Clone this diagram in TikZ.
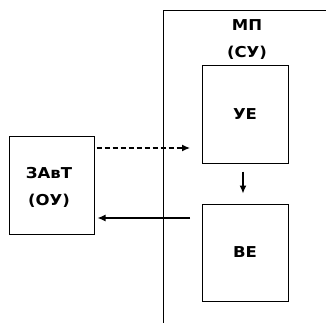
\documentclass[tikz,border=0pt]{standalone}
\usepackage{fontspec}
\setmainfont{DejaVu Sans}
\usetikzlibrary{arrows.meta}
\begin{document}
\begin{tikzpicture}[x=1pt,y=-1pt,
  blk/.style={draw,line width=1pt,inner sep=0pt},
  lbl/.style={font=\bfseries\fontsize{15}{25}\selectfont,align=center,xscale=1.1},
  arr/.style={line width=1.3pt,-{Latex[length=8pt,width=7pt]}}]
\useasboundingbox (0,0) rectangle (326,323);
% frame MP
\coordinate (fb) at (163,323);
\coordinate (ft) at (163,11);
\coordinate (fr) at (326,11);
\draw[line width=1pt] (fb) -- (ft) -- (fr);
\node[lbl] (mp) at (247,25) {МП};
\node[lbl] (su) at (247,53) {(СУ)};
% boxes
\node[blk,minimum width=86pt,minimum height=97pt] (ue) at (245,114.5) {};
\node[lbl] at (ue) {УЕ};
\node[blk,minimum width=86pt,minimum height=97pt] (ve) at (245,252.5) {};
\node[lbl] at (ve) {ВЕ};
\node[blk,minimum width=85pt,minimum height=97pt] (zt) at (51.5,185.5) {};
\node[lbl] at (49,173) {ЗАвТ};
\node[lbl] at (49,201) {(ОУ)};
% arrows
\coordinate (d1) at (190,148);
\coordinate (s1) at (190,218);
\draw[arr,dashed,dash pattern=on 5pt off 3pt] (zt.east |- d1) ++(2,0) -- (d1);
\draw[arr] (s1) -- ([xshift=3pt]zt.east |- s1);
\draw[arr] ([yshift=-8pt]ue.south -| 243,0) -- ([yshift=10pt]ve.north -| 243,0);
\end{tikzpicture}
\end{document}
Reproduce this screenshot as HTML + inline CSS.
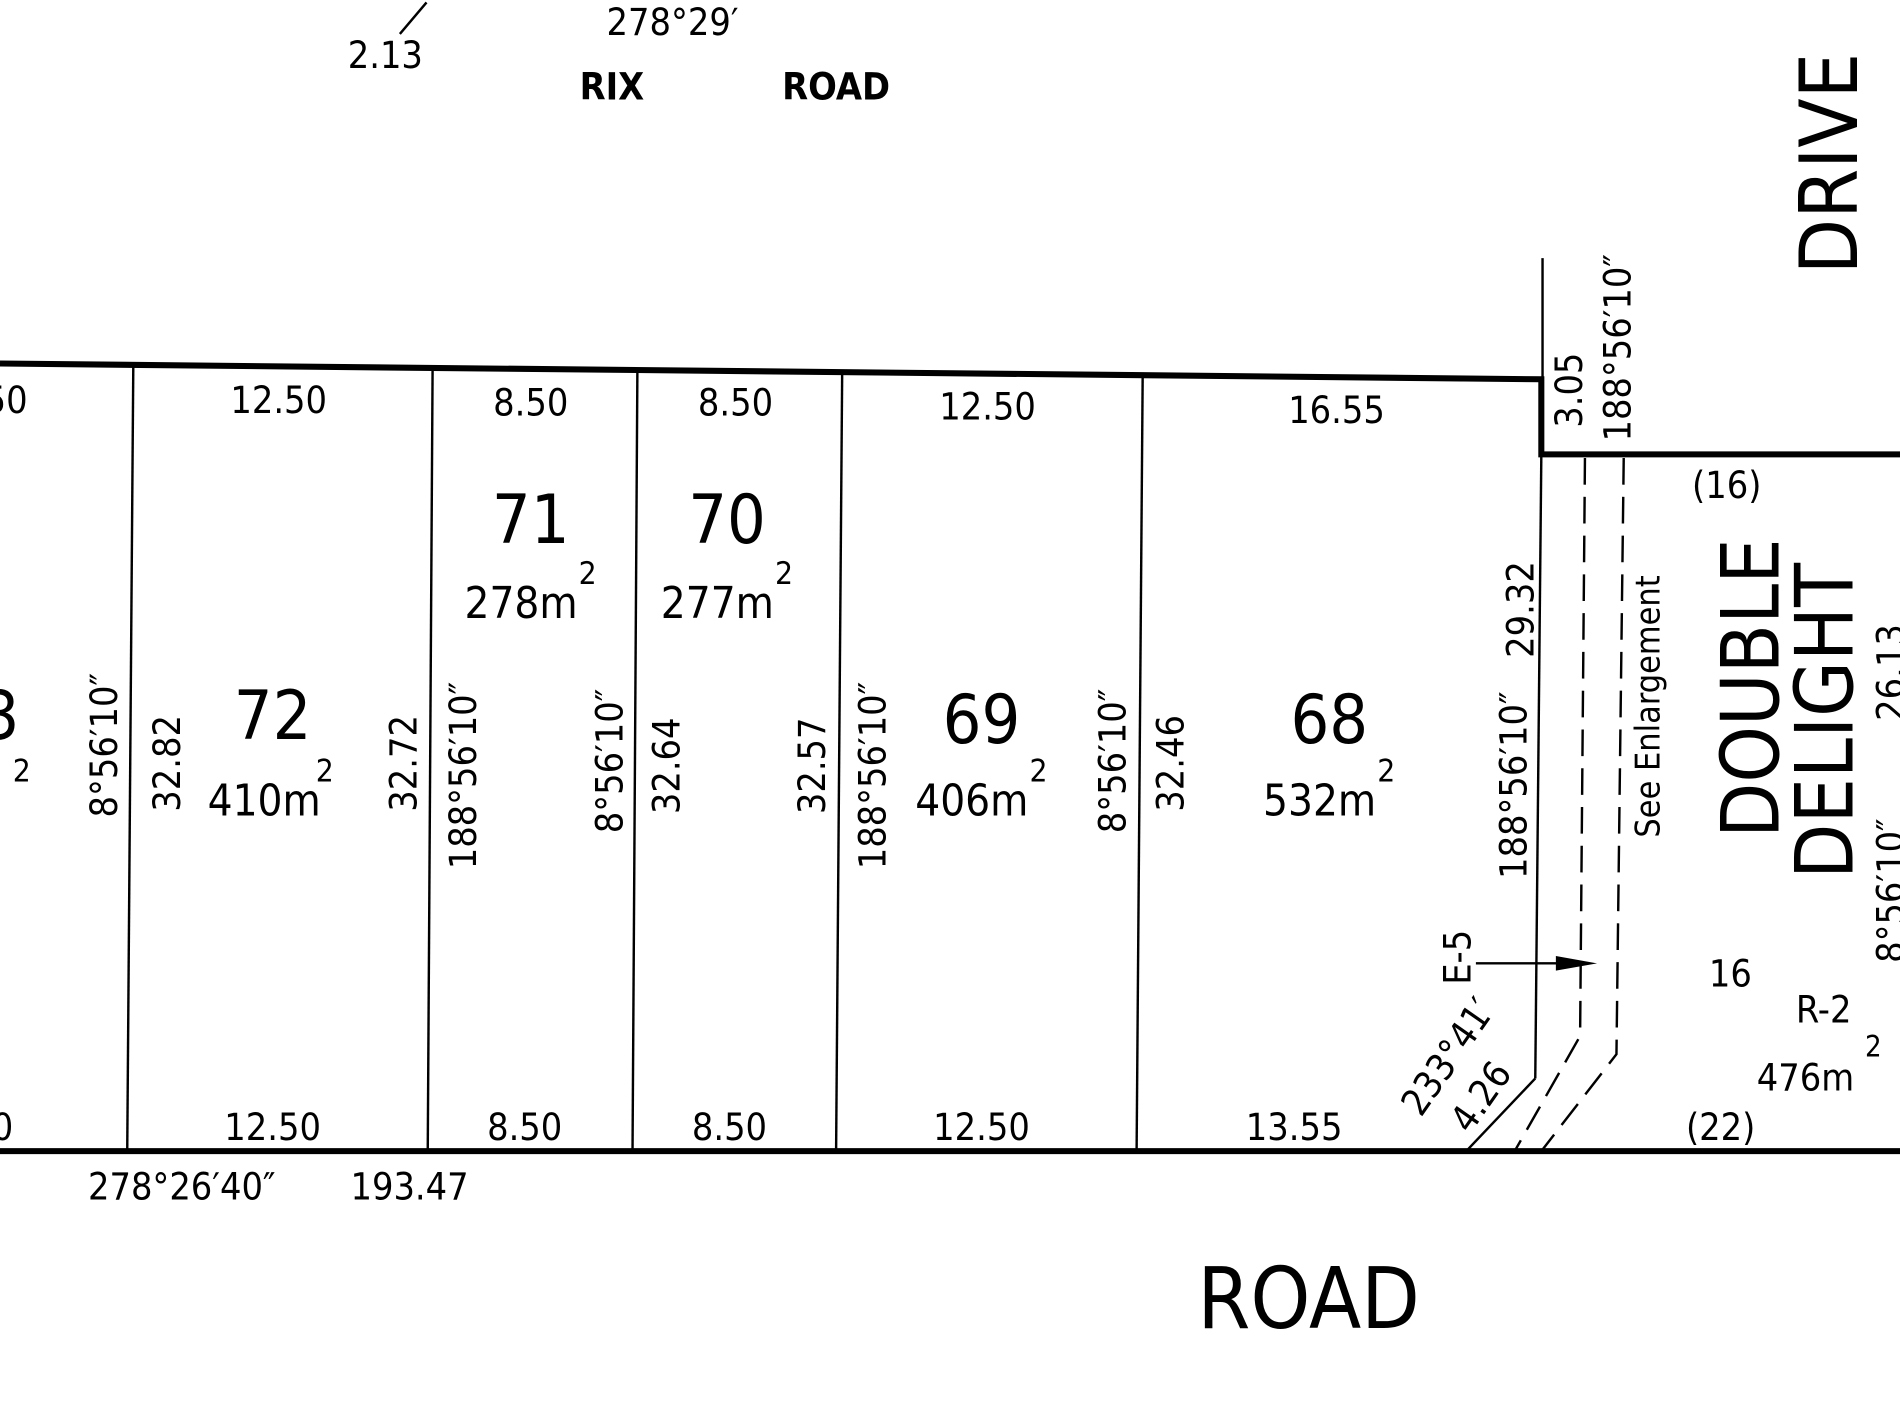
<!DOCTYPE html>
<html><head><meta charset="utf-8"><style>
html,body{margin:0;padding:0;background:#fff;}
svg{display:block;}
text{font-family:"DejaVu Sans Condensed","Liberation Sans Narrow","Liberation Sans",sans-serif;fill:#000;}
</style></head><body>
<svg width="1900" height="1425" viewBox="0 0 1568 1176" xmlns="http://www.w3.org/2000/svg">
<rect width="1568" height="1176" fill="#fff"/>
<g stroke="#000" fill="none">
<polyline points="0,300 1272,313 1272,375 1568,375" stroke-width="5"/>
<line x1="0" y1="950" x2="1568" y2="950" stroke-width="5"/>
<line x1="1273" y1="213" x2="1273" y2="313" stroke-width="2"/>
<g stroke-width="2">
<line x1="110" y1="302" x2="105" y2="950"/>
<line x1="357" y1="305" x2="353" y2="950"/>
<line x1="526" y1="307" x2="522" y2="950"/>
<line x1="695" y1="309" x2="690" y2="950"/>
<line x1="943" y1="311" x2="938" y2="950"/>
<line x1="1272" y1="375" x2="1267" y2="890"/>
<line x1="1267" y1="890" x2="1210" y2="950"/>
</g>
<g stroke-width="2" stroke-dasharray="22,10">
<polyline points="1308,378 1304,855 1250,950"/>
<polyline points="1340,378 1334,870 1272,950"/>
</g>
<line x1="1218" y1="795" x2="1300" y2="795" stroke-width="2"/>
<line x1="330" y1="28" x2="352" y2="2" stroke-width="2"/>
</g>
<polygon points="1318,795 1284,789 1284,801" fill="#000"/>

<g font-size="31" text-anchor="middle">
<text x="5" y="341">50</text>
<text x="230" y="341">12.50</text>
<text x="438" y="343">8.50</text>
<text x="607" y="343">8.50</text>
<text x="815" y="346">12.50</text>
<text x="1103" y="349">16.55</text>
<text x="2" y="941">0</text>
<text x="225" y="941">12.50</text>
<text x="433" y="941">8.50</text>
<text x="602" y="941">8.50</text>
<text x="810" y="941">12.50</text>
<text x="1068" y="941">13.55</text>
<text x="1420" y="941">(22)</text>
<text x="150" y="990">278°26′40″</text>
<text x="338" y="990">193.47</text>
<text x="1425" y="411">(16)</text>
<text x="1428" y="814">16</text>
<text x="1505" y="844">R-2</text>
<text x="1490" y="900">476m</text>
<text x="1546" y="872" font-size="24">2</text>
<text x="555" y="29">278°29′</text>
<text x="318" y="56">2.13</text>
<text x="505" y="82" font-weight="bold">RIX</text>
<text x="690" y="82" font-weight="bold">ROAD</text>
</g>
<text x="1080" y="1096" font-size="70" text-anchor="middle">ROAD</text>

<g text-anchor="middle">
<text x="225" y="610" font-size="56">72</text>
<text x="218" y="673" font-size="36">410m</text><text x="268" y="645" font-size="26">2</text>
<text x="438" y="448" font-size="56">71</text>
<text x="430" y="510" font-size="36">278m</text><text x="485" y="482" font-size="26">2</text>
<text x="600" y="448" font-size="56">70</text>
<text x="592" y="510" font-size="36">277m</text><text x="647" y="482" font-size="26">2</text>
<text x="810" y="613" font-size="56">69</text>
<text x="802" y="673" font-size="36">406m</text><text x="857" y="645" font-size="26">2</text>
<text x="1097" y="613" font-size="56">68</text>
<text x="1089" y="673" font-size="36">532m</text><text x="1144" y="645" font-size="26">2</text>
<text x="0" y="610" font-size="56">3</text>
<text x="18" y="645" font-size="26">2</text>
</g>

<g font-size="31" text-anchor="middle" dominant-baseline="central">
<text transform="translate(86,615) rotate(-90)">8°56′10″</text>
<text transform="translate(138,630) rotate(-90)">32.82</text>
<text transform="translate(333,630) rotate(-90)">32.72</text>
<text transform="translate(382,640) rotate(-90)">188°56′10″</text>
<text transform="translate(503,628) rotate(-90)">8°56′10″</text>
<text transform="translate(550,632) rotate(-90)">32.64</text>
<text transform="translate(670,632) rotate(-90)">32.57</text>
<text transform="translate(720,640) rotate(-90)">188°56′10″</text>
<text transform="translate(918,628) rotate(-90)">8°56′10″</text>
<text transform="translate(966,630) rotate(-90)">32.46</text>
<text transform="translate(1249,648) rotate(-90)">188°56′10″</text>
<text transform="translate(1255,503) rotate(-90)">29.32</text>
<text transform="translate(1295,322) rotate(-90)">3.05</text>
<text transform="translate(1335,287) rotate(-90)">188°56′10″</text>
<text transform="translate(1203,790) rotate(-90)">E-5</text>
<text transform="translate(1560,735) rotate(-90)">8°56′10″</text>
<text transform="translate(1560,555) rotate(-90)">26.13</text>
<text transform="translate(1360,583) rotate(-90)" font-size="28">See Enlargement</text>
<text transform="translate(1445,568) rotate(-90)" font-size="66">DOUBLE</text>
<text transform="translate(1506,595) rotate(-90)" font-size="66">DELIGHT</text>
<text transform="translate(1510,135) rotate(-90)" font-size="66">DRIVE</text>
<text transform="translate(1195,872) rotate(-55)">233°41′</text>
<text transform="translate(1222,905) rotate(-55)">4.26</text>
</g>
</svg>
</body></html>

__STATED TASK__: Reproduce each line from the records that contains the word "this".

__WORKED ANSWER__:
Clone this diagram in TikZ.
Reproduce this screenshot as HTML + inline CSS.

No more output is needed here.